The upward momentum is facing good resistance above 5,666, but there is no sign of weakness yet. The lacklustre volume and the clueless trading sessions since Monday suggest there is not much difference in the perception of value between buyers and sellers. The last three trading sessions also suggest both buyers and sellers are active, by the range extensions on either side of the initial balance (IB). The close is in the middle of the range, indicating a balance between buyer and seller.
The trade summary matrix (TSM) or data on the indicative buy-sell bids by the traders, hints at buy-side trades suggesting some long build-up. This means bulls are building momentum for taking the index to 5,800.
However, the TSM data in the Nifty put and call options indicates strong sell-side volume in 5,500-5,700-strike call options and buy-side volume in the 5,500-5,600-strike put options. This clearly means the bears want a strong reversal into 5,560. So, the market may consolidate around 5,635-5,690, till the bulls and bears go for either side breakout.
The initial balance range (5,632-5,670) on Tuesday makes 98 per cent of the day’s trading volume and the time price opportunity counts, that indicates the presence of other time-frame traders. The buy-side trade in IB was seen in the range of 5,632-5,646, and the selling pressure above 5,650. The July futures settled above point of control (5,644) (PoC) and 37 per cent trade changed hands between the PoC and closing level. So, the market has maintained an upward bias, but is facing strong resistance above the 5,666 levels.
The July futures settled at 5,651, a 19-point premium to spot, and shed almost one million shares in the open interest (OI) over the intra-day positions.
The fall in the OI was mostly due to profit booking at the higher levels, the TSM data suggests. This intra-day sell-off can take the Nifty around 5,617, while recovery from the day’s low of 5,682 is expected to end around 5,673.
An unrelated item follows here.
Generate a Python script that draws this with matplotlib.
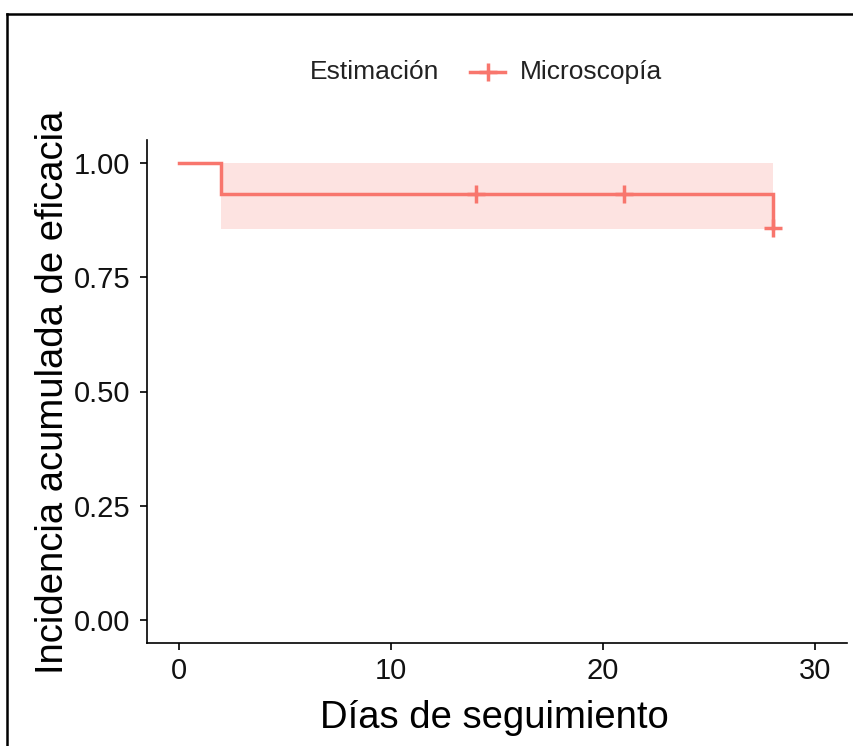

The options traders expect the Nifty to face a strong resistance above 5,700 and, hence, significantly increase the short-position in 5,700-strike call options. The sell-side OI build-up at 5,600-strike call options indicates weakness, and a possibility of the trade below 5,600 in the near future. While a strong support is at 5,500, the participants are hedging the long bet through buying of 5,600-strike put options.